Below are the commands that have come in very handy and efficient in helping me process the data or augment my data workflow.

To convert a single column into a comma separated row of values:
paste -s -d, your_input_file


To get last row:
tail -1 your_input_file

Friday, February 22, 2013

MongoDB cheatsheet

I've been dabbling quite a bit with MongoDB lately due to my new hobby (developing iPhone apps).

Here's my list of MongoDB cheatsheet for the commands I run pretty often:

DROPPING COLLECTIONS
db.yourcollection.drop();

DELETIONS
--To remove documents from a collection with ObjectId greater than a given id.
db.yourcollection.remove({"_id":{$gt:ObjectId("51212d98e4b07347c88e0f6f")}})

--To remove documents from a collection with a Column greater than a value
db.yourcollection.remove({yourcolumn:{$gt:50}})

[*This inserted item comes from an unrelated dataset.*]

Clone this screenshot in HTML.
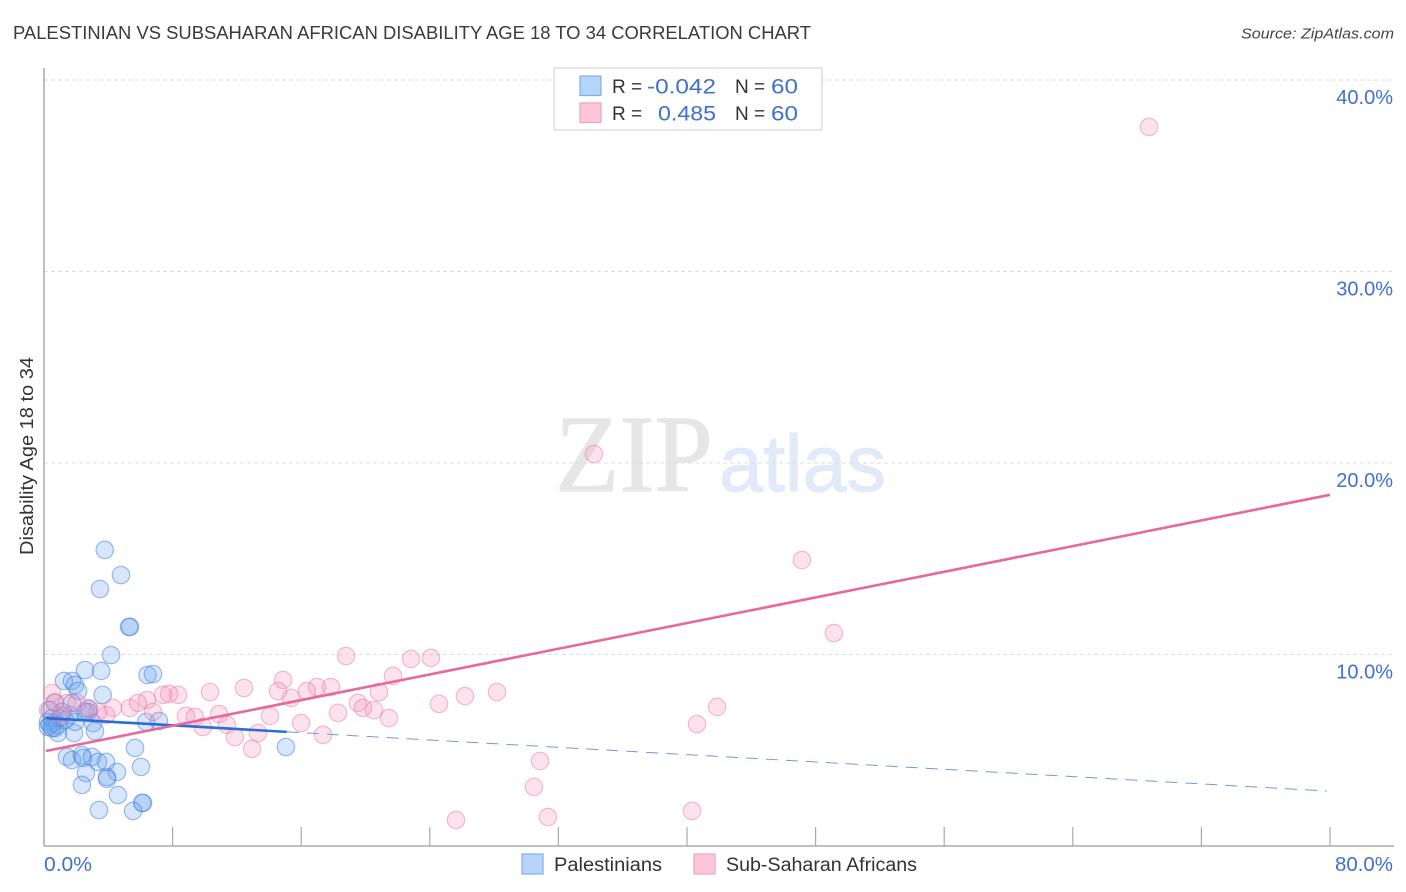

--To remove documents from a collection with ObjectId given an id. 
db.yourcollection.remove({"_id":ObjectId("50ff1185e4b0f9e7d1c23586")});

IMPORT csv file into a collection in MongoDB
mongoimport -h yourmongodbhost -d database -c collection -u user -p password --type csv -f column1name,column2name --file c:\filename.csv

QUERYING
--find a document where ObjectId = an id
db.yourcollection.find({"_id":ObjectId("5101c346ade1db93e6f8bdff")})

--return first 10 rows 
db.yourcollection..find().sort({_id:1}).limit(10);

--return last 10 rows, if you want to return last row, just change to limit(1)
db.yourcollection..find().sort({_id:-1}).limit(10);



Pig Latin - How to do a group by, count distinct

I had to convert this sql into pig recently, took me a few tries and it's not very intuitive to me, so if you ever come across this problem..here's a template you can copy.


SQL:
select month_year, osname, appname, count (distinct sessionid) as distinct_sessions
from tableA
where starttime >= '2013-01-01'
group by month_year, osname, appname;

PIG:

A = LOAD '/user/yourfolder/*/part*' USING PigStorage('\t') AS (startday:chararray, appname:chararray, osname:chararray, uniquesessionid:chararray);

B = FILTER A by startday matches '2013.*';

--project startday to month
C = FOREACH B GENERATE SUBSTRING(TRIM(startday), 0, 7) as monthyear, appname, osname, uniquesessionid;

D = GROUP C BY (monthyear, appname, osname);

SESSIONS = foreach D {
    unique_sessions = DISTINCT C.uniquesessionid;
    generate FLATTEN(group), COUNT(unique_sessions) as sessions;
};

STORE SESSIONS INTO '/user/yourfolder' USING PigStorage('\t');

Thursday, February 21, 2013

netezza nzsql command


nzsql -host YourServer -d YourDatabase -u YourUserName -pw YourPassword

Once you connect, you can just execute sql statements, end it with semi colon, hit enter and it will display the results of your sql.

prompt => select  * from yourtableA limit 10;

Wednesday, January 9, 2013

Pig null handling

When I sqooped in data from our Netezza database into HDFS..the null values also translated into nulls in the hadoop file.

To replace null with an empty string, do it in the GENERATE statement.

A = LOAD 'your file' USING PigStorage('\t') AS (col1:charray, col2:charray);

B = FOREACH A GENERATE col1, (col2 is null ? '' : TRIM(col2)) as col2;

--Note: I also sneaked in a TRIM to get rid of any trailing spaces in col2, otherwise if it's a null, I set it to empty string.